Justin Patterson, 22, had been shot by a man named Norman Neesmith. Patterson and his brother had been in Neesmith’s home, paying a late-night visit to Neesmith’s daughter and one of her friends—what Neesmith’s lawyer would later term a “booty call.” Neesmith’s daughter had invited Patterson into the home; Neesmith said he was unaware of that—that when he awoke to find the two young men in his house, he ordered them to leave and had been defending himself when he shot.

As it explores the killing and its aftermath, Laub’s film becomes something more than an expose of small-town bigotry. Neesmith is a complex character who speaks freely and revealingly on film; his own story, and the story of his relationship with his daughter, confound viewers’ expectations.

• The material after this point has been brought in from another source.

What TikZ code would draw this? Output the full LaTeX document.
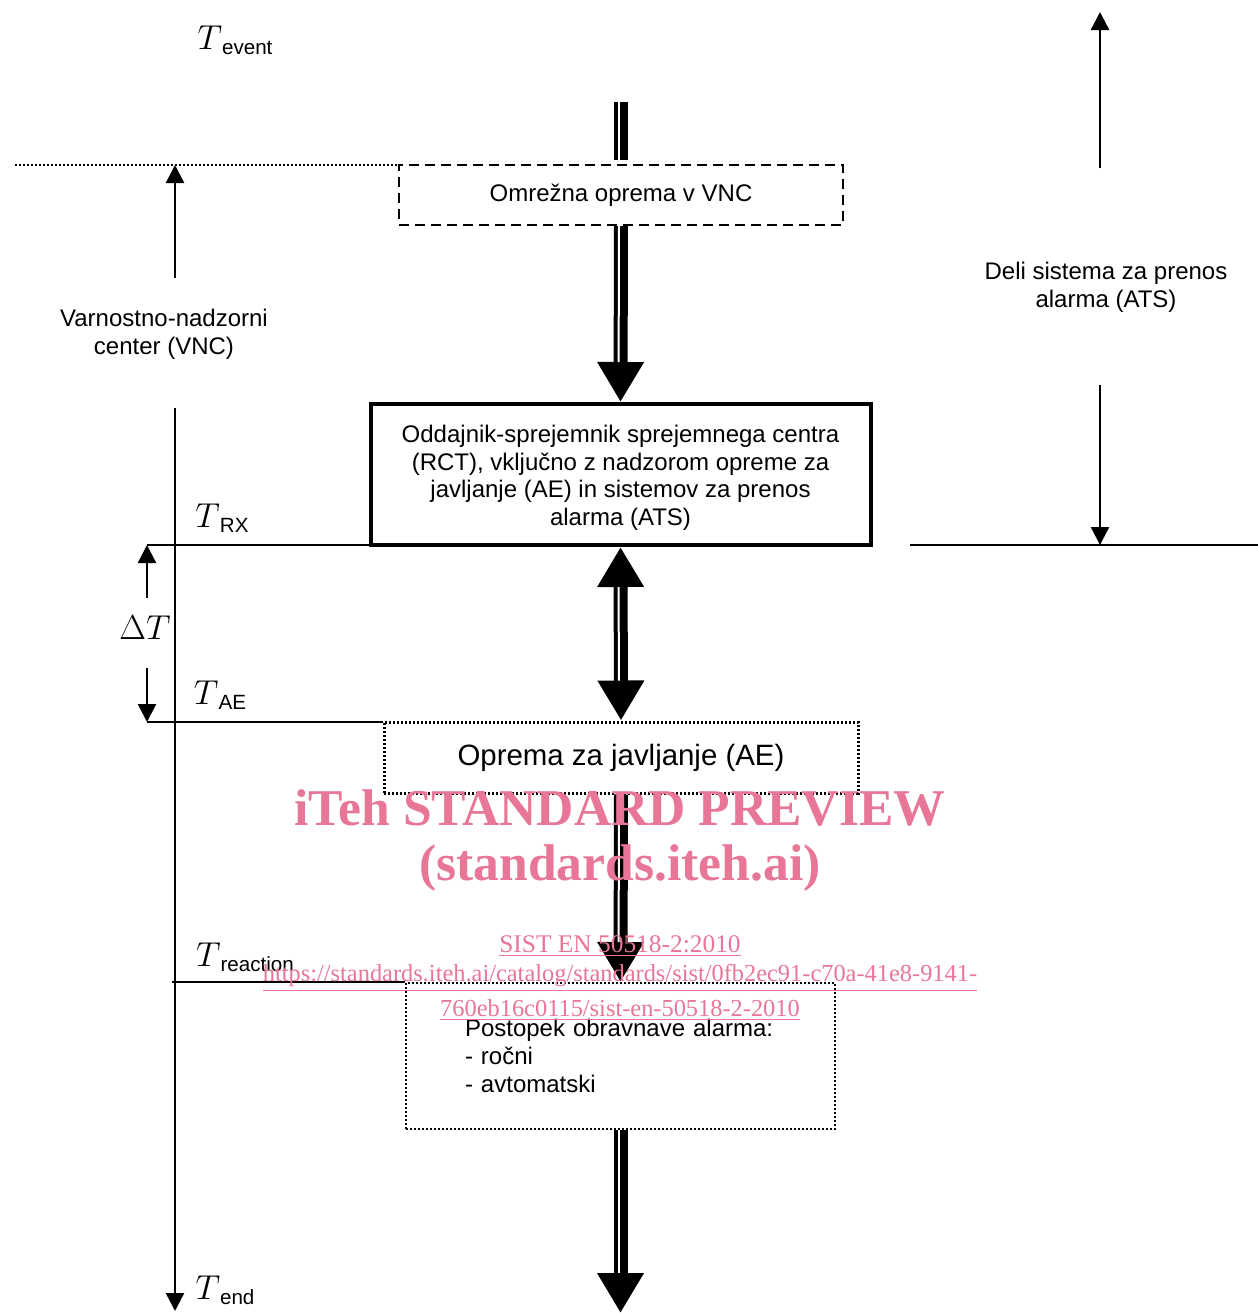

It all unfolds in a dramatic courthouse scene and a riveting interview with a young woman in which matters of racial prejudice, family loyalty and personal guilt are played out in the most personal terms. The film about segregated proms and the election of a sheriff always circles back to Justin Patterson and Norman Neesmith.

In doing so, it reflects Laub’s approach to storytelling. “All my projects are about my own discovery,” she says. “I don’t know the outcome of anything when I start. What’s the point if you’re not there to learn something?”